Before they could pursue the subject of Caravaggio, the phone rang. They stopped talking and listened while Simon took the call in the hallway. Anders Johansen had died. Simon would have to go out on a removal.
“Johansen,” Louisa said before Simon was even off the phone. “He’s prepaid. He’s one of the last prepaids I handled before they started putting everything on the computer.”
“Isn’t he the one who sold Grandpa Bart the horses?” Hildi asked. “Stormy and Salty? For the Amish funeral?” And the conversation took a sudden turn.
“You couldn’t have been more than seven years old,” Louisa said to Hildi, counting backward on her fingers.
What had happened was that an Amish family had been stranded in Galesburg. The husband had died on the train—a massive heart attack—between Burlington and Galesburg, and the train crew had put him in the baggage car. They’d wanted the body off the train at the next stop.
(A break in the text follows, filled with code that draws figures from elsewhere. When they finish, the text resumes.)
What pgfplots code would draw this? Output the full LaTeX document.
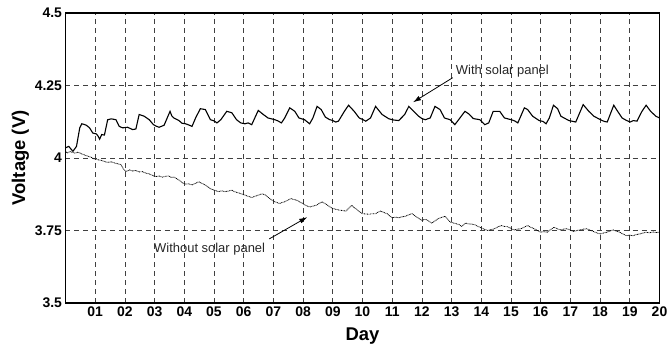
\documentclass[border=0pt]{standalone}
\usepackage{pgfplots}
\pgfplotsset{compat=1.18}
\usepackage{fontspec}
\setmainfont{Liberation Sans}
\usetikzlibrary{arrows.meta}
\pgfplotstableread{
x y
0 4.035
0.11 4.040
0.25 4.023
0.37 4.040
0.48 4.104
0.55 4.118
0.62 4.116
0.70 4.113
0.81 4.104
0.92 4.086
1.04 4.083
1.10 4.075
1.15 4.065
1.22 4.081
1.31 4.079
1.42 4.132
1.54 4.135
1.70 4.132
1.81 4.109
1.92 4.104
2.09 4.106
2.26 4.098
2.37 4.100
2.48 4.150
2.65 4.144
2.82 4.132
2.96 4.115
3.05 4.110
3.15 4.106
3.25 4.110
3.32 4.113
3.52 4.161
3.58 4.145
3.65 4.138
3.82 4.129
3.92 4.120
4.04 4.118
4.15 4.114
4.26 4.109
4.38 4.138
4.54 4.170
4.71 4.167
4.88 4.132
5.00 4.128
5.10 4.121
5.23 4.132
5.43 4.161
5.60 4.156
5.76 4.132
5.90 4.121
6.04 4.118
6.15 4.121
6.27 4.115
6.49 4.164
6.66 4.150
6.82 4.138
7.05 4.132
7.15 4.128
7.27 4.121
7.38 4.138
7.55 4.173
7.72 4.161
7.86 4.138
8.05 4.132
8.22 4.118
8.33 4.138
8.47 4.178
8.61 4.167
8.75 4.141
8.88 4.133
9.00 4.129
9.10 4.124
9.19 4.127
9.39 4.161
9.53 4.182
9.72 4.161
9.89 4.138
10.00 4.133
10.11 4.127
10.27 4.138
10.44 4.178
10.66 4.150
10.89 4.135
11.05 4.131
11.22 4.129
11.42 4.150
11.56 4.178
11.72 4.161
11.89 4.144
12.00 4.136
12.11 4.132
12.28 4.138
12.44 4.178
12.61 4.167
12.76 4.138
12.95 4.132
13.11 4.115
13.28 4.138
13.45 4.161
13.58 4.152
13.73 4.136
13.95 4.132
14.12 4.115
14.25 4.121
14.40 4.161
14.62 4.161
14.78 4.138
15.01 4.132
15.12 4.128
15.23 4.121
15.45 4.173
15.56 4.167
15.73 4.144
15.95 4.129
16.08 4.126
16.18 4.118
16.29 4.138
16.43 4.182
16.57 4.170
16.68 4.144
16.95 4.129
17.05 4.127
17.18 4.124
17.43 4.184
17.62 4.161
17.79 4.144
18.07 4.129
18.15 4.126
18.24 4.124
18.46 4.182
18.59 4.161
18.74 4.138
18.88 4.130
19.01 4.124
19.12 4.129
19.24 4.127
19.41 4.161
19.55 4.182
19.70 4.161
19.88 4.144
20 4.138
}\withsolar
\pgfplotstableread{
x y
0 4.025
0.05 4.017
0.15 4.022
0.31 4.017
0.42 4.020
0.53 4.015
0.65 4.010
0.76 4.006
0.87 4.002
0.98 3.996
1.09 3.994
1.20 3.992
1.31 3.988
1.42 3.985
1.53 3.987
1.65 3.983
1.76 3.980
1.87 3.977
1.95 3.962
2.04 3.953
2.15 3.959
2.26 3.955
2.37 3.957
2.48 3.952
2.59 3.953
2.70 3.948
2.82 3.945
2.93 3.940
3.04 3.936
3.15 3.938
3.26 3.934
3.37 3.937
3.48 3.938
3.56 3.933
3.65 3.934
3.74 3.929
3.82 3.924
3.93 3.915
4.04 3.910
4.15 3.911
4.26 3.907
4.38 3.913
4.49 3.918
4.60 3.912
4.71 3.907
4.82 3.898
4.93 3.892
5.04 3.888
5.15 3.884
5.26 3.887
5.37 3.884
5.48 3.886
5.60 3.889
5.71 3.883
5.82 3.880
5.93 3.876
6.04 3.872
6.15 3.868
6.27 3.864
6.38 3.868
6.49 3.872
6.60 3.876
6.71 3.874
6.80 3.866
6.88 3.860
6.96 3.854
7.05 3.849
7.13 3.846
7.21 3.843
7.30 3.847
7.38 3.849
7.49 3.855
7.60 3.860
7.68 3.857
7.77 3.855
7.88 3.849
7.99 3.843
8.10 3.836
8.22 3.831
8.33 3.834
8.44 3.837
8.54 3.843
8.64 3.849
8.73 3.843
8.83 3.837
8.92 3.830
9.00 3.826
9.11 3.823
9.22 3.820
9.33 3.819
9.44 3.817
9.54 3.827
9.64 3.837
9.70 3.830
9.77 3.826
9.88 3.816
10.00 3.808
10.11 3.807
10.22 3.806
10.33 3.808
10.44 3.808
10.52 3.813
10.61 3.817
10.72 3.812
10.83 3.808
10.92 3.800
11.00 3.794
11.11 3.796
11.22 3.794
11.33 3.797
11.44 3.799
11.55 3.804
11.67 3.808
11.75 3.802
11.83 3.796
11.92 3.790
12.00 3.785
12.08 3.788
12.17 3.787
12.25 3.781
12.33 3.775
12.44 3.783
12.55 3.791
12.66 3.795
12.78 3.799
12.87 3.789
12.95 3.779
13.06 3.776
13.17 3.773
13.26 3.770
13.34 3.764
13.47 3.776
13.55 3.773
13.66 3.772
13.78 3.770
13.89 3.764
14.00 3.759
14.11 3.754
14.22 3.750
14.33 3.753
14.44 3.756
14.55 3.762
14.67 3.767
14.78 3.764
14.89 3.763
15.00 3.757
15.11 3.752
15.22 3.755
15.34 3.756
15.45 3.762
15.56 3.767
15.67 3.761
15.78 3.756
15.89 3.750
16.00 3.744
16.11 3.746
16.22 3.744
16.33 3.753
16.45 3.761
16.56 3.756
16.67 3.752
16.78 3.755
16.89 3.756
17.00 3.751
17.11 3.747
17.22 3.750
17.33 3.752
17.45 3.755
17.56 3.756
17.66 3.751
17.77 3.747
17.88 3.742
18.00 3.738
18.11 3.741
18.22 3.744
18.33 3.748
18.44 3.752
18.55 3.748
18.66 3.744
18.77 3.738
18.89 3.732
19.00 3.734
19.11 3.732
19.22 3.736
19.33 3.738
19.44 3.741
19.55 3.744
19.66 3.742
19.78 3.745
19.89 3.743
20 3.744
}\withoutsolar
\begin{document}
\begin{tikzpicture}
\path[use as bounding box] (-65.5bp,-42bp) rectangle (602.5bp,303bp);
\begin{axis}[
  at={(0,0)}, anchor=south west,
  width=594bp, height=290bp, scale only axis,
  xmin=0, xmax=20, ymin=3.5, ymax=4.5,
  xtick={1,2,...,20},
  xticklabels={01,02,03,04,05,06,07,08,09,10,11,12,13,14,15,16,17,18,19,20},
  ytick={3.5,3.75,4,4.25,4.5},
  yticklabels={3.5,3.75,4,4.25,4.5},
  grid=major,
  grid style={black!75, line width=0.7bp, dash pattern=on 5bp off 4bp},
  axis line style={line width=1.3bp},
  major tick length=0pt,
  tick label style={font=\fontsize{14}{14}\selectfont\bfseries},
  xlabel={Day}, ylabel={Voltage (V)},
  label style={font=\fontsize{18.5}{18.5}\selectfont\bfseries},
  xlabel style={at={(axis description cs:0.5,-0.114)}, anchor=center},
  ylabel style={at={(axis description cs:-0.0758,0.5)}, anchor=center},
]
\addplot[black, line width=0.8bp, dash pattern=on 0.8bp off 0.7bp] table[x=x,y=y] {\withoutsolar};
\addplot[black, line width=1.1bp] table[x=x,y=y] {\withsolar};
\draw[black, line width=0.8bp, -{Latex[length=8bp,width=5bp]}] (axis cs:13.04,4.277) -- (axis cs:11.70,4.192);
\draw[black, line width=0.8bp, -{Latex[length=8bp,width=5bp]}] (axis cs:6.86,3.721) -- (axis cs:8.14,3.796);
\node[anchor=base west, inner sep=0pt, text=black!85, font=\fontsize{13}{13}\selectfont] at (axis cs:13.14,4.288) {With solar panel};
\node[anchor=base west, inner sep=0pt, text=black!85, font=\fontsize{13}{13}\selectfont] at (axis cs:2.98,3.674) {Without solar panel};
\end{axis}
\end{tikzpicture}
\end{document}
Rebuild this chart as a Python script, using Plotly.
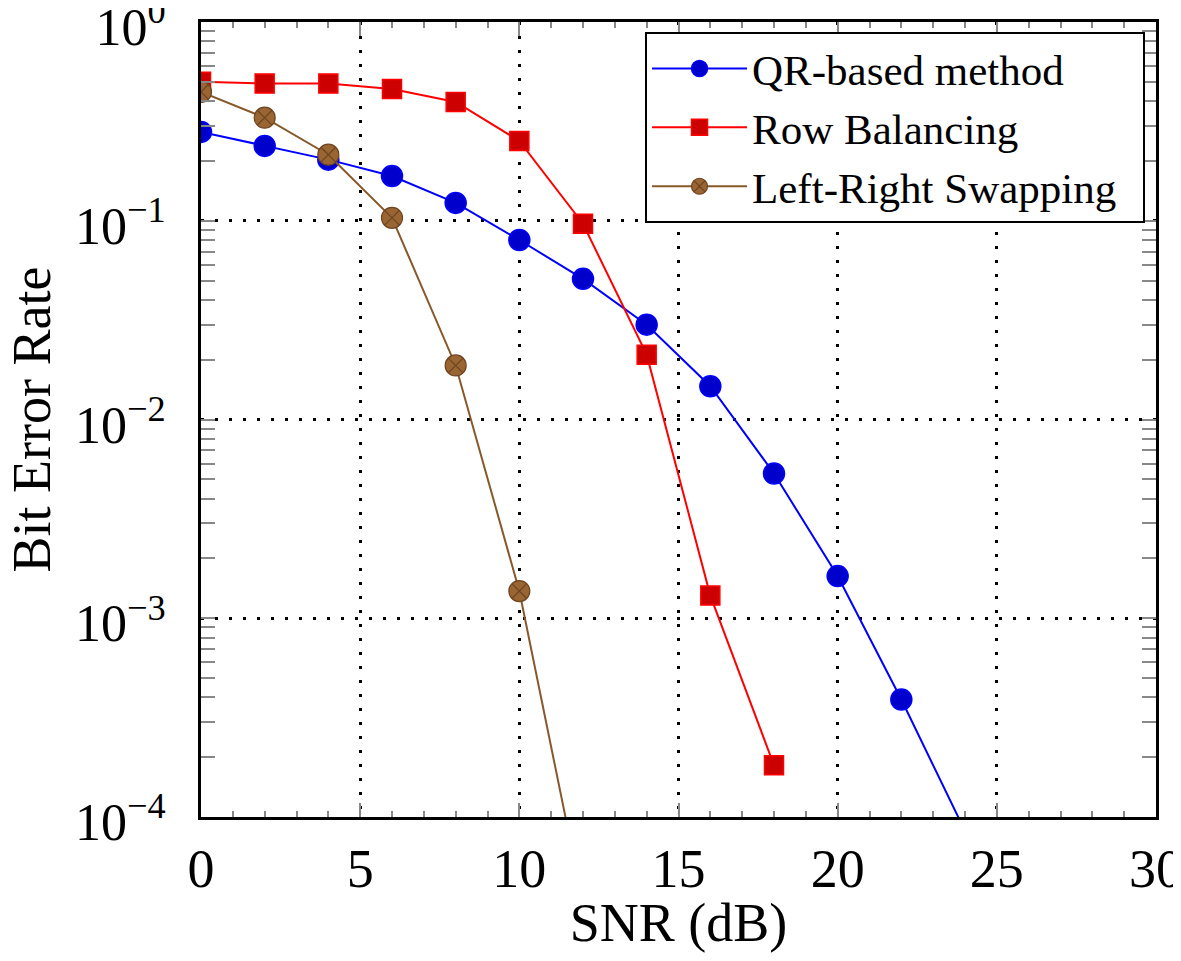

“He’d been ostracized,” Louisa said, “and they were on their way from somewhere in Iowa to Kewanee, where they had family. Shunning, they called it. No one would talk to any of them. The whole family. It was okay for them to take the train, but not to ride in a motorcar, so Bart borrowed a horse from Anders Johansen. Anders hitched it up to an old buggy and Bart drove it into town.”